When Not to Use a Compliance-First Approach

There are situations where leading with compliance can actually hinder equity. For example, in a startup building a minimal viable product, strict adherence to every WCAG criterion may slow down iteration so much that the product never reaches users who need it. In this case, a risk-prioritized approach—focusing on critical paths and high-impact issues—may be more equitable than a rigid checklist that delays launch indefinitely.

Another scenario is when the target audience has specific needs that go beyond current guidelines. For instance, a tool for people with cognitive disabilities might require simplified language, predictable navigation, and reduced sensory load—areas where WCAG provides limited guidance. In such cases, following the letter of the law may produce a compliant but still unusable product. The right approach is to research your specific users and design for their actual needs, using compliance as a baseline rather than a goal.

When to Push Back on Compliance

We have seen teams that spent weeks fixing a low-contrast button that was used by 0.01% of users, while ignoring a critical form error that blocked 10% of users with screen readers. That is a prioritization failure. Use data—both quantitative (analytics, error rates) and qualitative (user feedback)—to decide where to invest. Compliance is important, but it must be balanced against other equity factors like performance, language access, and cognitive load.

Open Questions and Common FAQs

We often hear the same questions from teams starting this journey. Here are our honest answers, based on what we have seen work and fail.

How do we get buy-in from stakeholders who see accessibility as a cost? Frame it as risk reduction and market expansion. Legal risks, brand damage, and lost revenue from inaccessible products often outweigh the upfront investment. Share stories from your own users, if possible, to make the case personal.

Should we aim for WCAG 2.1 AA or AAA? For most products, AA is the right target. AAA criteria can sometimes reduce usability for people without disabilities (for example, very strict contrast ratios that cause eye strain). Focus on AA as a baseline, then go beyond where your users need it.

What if we have legacy code that is deeply inaccessible? Start with a high-impact audit. Fix the most critical user flows first—login, checkout, search, account management. Then create a roadmap to refactor the rest over time. It is better to have one fully accessible flow than a hundred half-fixed pages.

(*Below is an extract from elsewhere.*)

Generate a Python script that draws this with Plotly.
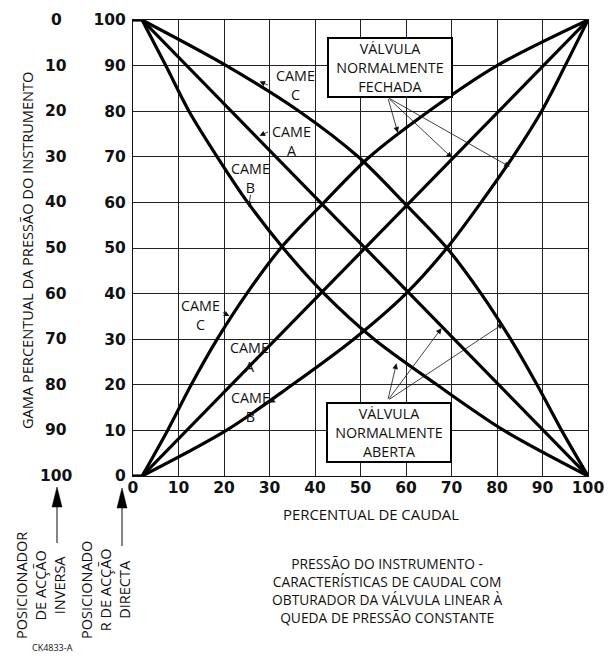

How do we train our team without overwhelming them? Start small: a one-hour workshop on keyboard navigation and screen reader basics, followed by a hands-on lab where everyone tests a page. Pair this with a living style guide that documents accessibility patterns. Repeat quarterly.

Summary and Next Steps

Building truly accessible and equitable digital spaces is a journey, not a destination. It requires shifting from a compliance mindset to a user-centered one, embedding accessibility into every stage of the product lifecycle, and accepting that perfection is less important than continuous improvement. Start with one critical user flow, make it work for keyboard and screen reader users, and then expand. Celebrate small wins, learn from failures, and keep listening to the people you are designing for.

Here are three specific moves you can make this week:

  • Run a manual keyboard audit on your top three user journeys. Fix any focus traps or missing skip links.
  • Add an accessibility check to your code review checklist. Start with just two items: images have alt text, and all interactive elements are keyboard accessible.
  • Schedule a 30-minute session with a screen reader user to test your core feature. Take notes, prioritize fixes, and thank them with a gift card or payment.

Accessibility is not a feature—it is a fundamental aspect of quality. By moving beyond compliance, we can build digital spaces that are not only usable but truly equitable for everyone.